■ TO DO:
Omit any picture, and return the remaining data exactly as written.

■ INPUT DATA:
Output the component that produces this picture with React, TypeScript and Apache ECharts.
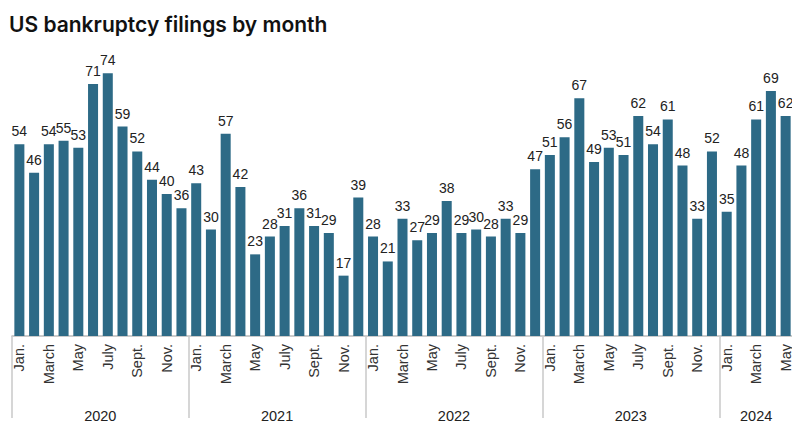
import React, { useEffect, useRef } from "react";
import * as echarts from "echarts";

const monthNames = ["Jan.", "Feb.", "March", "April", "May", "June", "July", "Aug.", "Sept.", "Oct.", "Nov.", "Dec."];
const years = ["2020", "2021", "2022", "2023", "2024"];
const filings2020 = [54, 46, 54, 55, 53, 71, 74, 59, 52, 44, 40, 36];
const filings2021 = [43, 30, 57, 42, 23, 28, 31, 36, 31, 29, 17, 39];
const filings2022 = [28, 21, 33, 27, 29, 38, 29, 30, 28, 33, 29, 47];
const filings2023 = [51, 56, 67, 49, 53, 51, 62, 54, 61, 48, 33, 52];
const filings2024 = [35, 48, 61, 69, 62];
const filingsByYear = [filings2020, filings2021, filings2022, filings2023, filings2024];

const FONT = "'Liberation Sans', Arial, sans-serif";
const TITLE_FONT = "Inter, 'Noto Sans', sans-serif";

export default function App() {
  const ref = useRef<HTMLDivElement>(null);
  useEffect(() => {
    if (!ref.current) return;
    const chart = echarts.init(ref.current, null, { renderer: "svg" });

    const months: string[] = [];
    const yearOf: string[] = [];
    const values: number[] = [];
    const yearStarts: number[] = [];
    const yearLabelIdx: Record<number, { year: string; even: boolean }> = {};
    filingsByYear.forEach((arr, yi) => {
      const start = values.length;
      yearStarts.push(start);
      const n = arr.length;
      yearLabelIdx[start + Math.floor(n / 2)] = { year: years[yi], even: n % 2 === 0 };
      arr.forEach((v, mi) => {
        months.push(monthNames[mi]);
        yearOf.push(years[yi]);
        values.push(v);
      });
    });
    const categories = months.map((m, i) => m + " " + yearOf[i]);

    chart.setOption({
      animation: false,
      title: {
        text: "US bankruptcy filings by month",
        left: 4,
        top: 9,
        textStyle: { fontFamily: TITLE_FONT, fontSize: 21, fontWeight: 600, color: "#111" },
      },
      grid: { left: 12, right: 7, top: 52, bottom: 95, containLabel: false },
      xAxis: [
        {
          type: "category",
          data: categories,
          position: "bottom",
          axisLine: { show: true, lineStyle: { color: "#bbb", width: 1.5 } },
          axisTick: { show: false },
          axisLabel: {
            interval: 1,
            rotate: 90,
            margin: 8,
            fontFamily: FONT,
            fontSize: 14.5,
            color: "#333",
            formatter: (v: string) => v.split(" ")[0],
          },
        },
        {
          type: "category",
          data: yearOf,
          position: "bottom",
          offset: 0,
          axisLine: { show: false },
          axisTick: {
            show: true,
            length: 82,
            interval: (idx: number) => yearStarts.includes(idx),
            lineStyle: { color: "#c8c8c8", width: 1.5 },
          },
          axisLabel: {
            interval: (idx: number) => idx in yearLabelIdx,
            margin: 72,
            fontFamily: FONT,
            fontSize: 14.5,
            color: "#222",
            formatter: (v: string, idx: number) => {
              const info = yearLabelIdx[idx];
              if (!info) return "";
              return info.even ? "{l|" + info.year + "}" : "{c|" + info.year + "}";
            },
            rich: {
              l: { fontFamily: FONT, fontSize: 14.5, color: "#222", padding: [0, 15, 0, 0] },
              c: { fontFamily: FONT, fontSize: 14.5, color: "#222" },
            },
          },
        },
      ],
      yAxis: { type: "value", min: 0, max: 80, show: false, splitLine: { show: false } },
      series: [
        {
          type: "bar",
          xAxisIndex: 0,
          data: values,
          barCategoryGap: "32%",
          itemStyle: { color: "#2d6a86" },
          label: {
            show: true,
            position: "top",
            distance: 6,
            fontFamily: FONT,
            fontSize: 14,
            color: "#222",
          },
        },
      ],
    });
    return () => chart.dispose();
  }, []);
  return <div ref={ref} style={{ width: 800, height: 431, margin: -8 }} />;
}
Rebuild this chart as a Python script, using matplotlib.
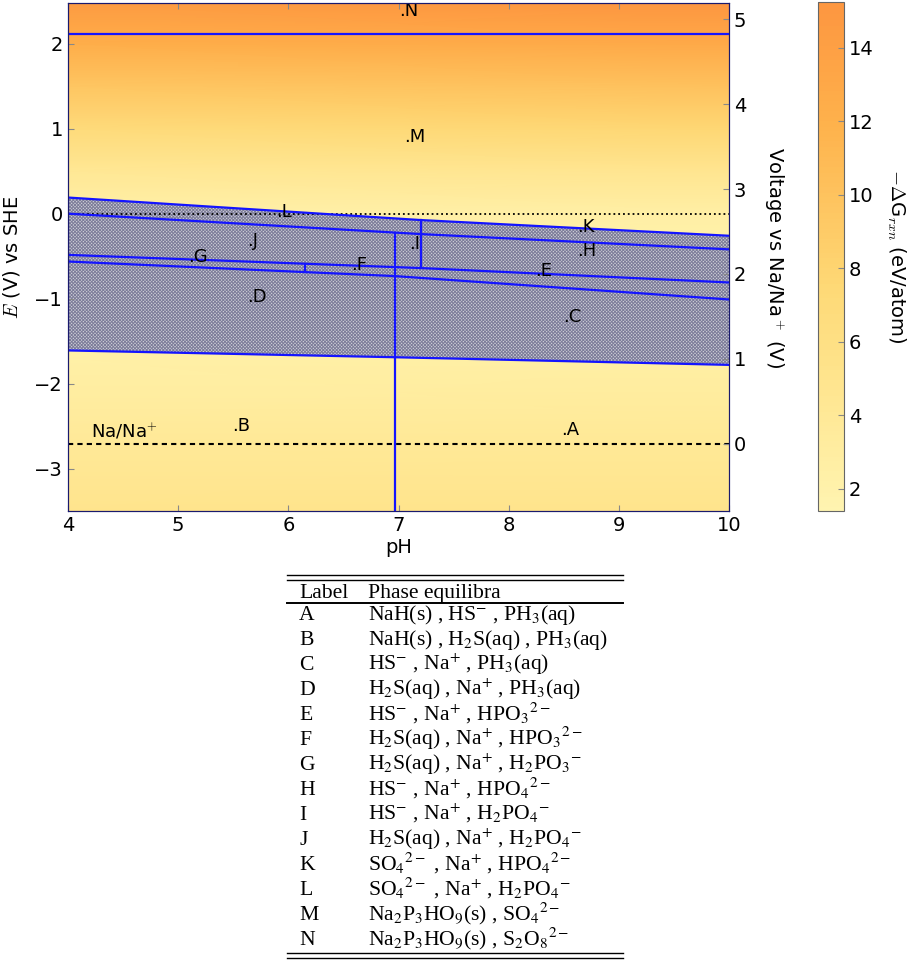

■ SOLUTION TO THE EXERCISE:
Output the component that produces this picture with React, TypeScript and Apache ECharts.
import React, { useEffect, useRef } from "react";
import * as echarts from "echarts";

const monthNames = ["Jan.", "Feb.", "March", "April", "May", "June", "July", "Aug.", "Sept.", "Oct.", "Nov.", "Dec."];
const years = ["2020", "2021", "2022", "2023", "2024"];
const filings2020 = [54, 46, 54, 55, 53, 71, 74, 59, 52, 44, 40, 36];
const filings2021 = [43, 30, 57, 42, 23, 28, 31, 36, 31, 29, 17, 39];
const filings2022 = [28, 21, 33, 27, 29, 38, 29, 30, 28, 33, 29, 47];
const filings2023 = [51, 56, 67, 49, 53, 51, 62, 54, 61, 48, 33, 52];
const filings2024 = [35, 48, 61, 69, 62];
const filingsByYear = [filings2020, filings2021, filings2022, filings2023, filings2024];

const FONT = "'Liberation Sans', Arial, sans-serif";
const TITLE_FONT = "Inter, 'Noto Sans', sans-serif";

export default function App() {
  const ref = useRef<HTMLDivElement>(null);
  useEffect(() => {
    if (!ref.current) return;
    const chart = echarts.init(ref.current, null, { renderer: "svg" });

    const months: string[] = [];
    const yearOf: string[] = [];
    const values: number[] = [];
    const yearStarts: number[] = [];
    const yearLabelIdx: Record<number, { year: string; even: boolean }> = {};
    filingsByYear.forEach((arr, yi) => {
      const start = values.length;
      yearStarts.push(start);
      const n = arr.length;
      yearLabelIdx[start + Math.floor(n / 2)] = { year: years[yi], even: n % 2 === 0 };
      arr.forEach((v, mi) => {
        months.push(monthNames[mi]);
        yearOf.push(years[yi]);
        values.push(v);
      });
    });
    const categories = months.map((m, i) => m + " " + yearOf[i]);

    chart.setOption({
      animation: false,
      title: {
        text: "US bankruptcy filings by month",
        left: 4,
        top: 9,
        textStyle: { fontFamily: TITLE_FONT, fontSize: 21, fontWeight: 600, color: "#111" },
      },
      grid: { left: 12, right: 7, top: 52, bottom: 95, containLabel: false },
      xAxis: [
        {
          type: "category",
          data: categories,
          position: "bottom",
          axisLine: { show: true, lineStyle: { color: "#bbb", width: 1.5 } },
          axisTick: { show: false },
          axisLabel: {
            interval: 1,
            rotate: 90,
            margin: 8,
            fontFamily: FONT,
            fontSize: 14.5,
            color: "#333",
            formatter: (v: string) => v.split(" ")[0],
          },
        },
        {
          type: "category",
          data: yearOf,
          position: "bottom",
          offset: 0,
          axisLine: { show: false },
          axisTick: {
            show: true,
            length: 82,
            interval: (idx: number) => yearStarts.includes(idx),
            lineStyle: { color: "#c8c8c8", width: 1.5 },
          },
          axisLabel: {
            interval: (idx: number) => idx in yearLabelIdx,
            margin: 72,
            fontFamily: FONT,
            fontSize: 14.5,
            color: "#222",
            formatter: (v: string, idx: number) => {
              const info = yearLabelIdx[idx];
              if (!info) return "";
              return info.even ? "{l|" + info.year + "}" : "{c|" + info.year + "}";
            },
            rich: {
              l: { fontFamily: FONT, fontSize: 14.5, color: "#222", padding: [0, 15, 0, 0] },
              c: { fontFamily: FONT, fontSize: 14.5, color: "#222" },
            },
          },
        },
      ],
      yAxis: { type: "value", min: 0, max: 80, show: false, splitLine: { show: false } },
      series: [
        {
          type: "bar",
          xAxisIndex: 0,
          data: values,
          barCategoryGap: "32%",
          itemStyle: { color: "#2d6a86" },
          label: {
            show: true,
            position: "top",
            distance: 6,
            fontFamily: FONT,
            fontSize: 14,
            color: "#222",
          },
        },
      ],
    });
    return () => chart.dispose();
  }, []);
  return <div ref={ref} style={{ width: 800, height: 431, margin: -8 }} />;
}
Rebuild this chart as a Python script, using matplotlib.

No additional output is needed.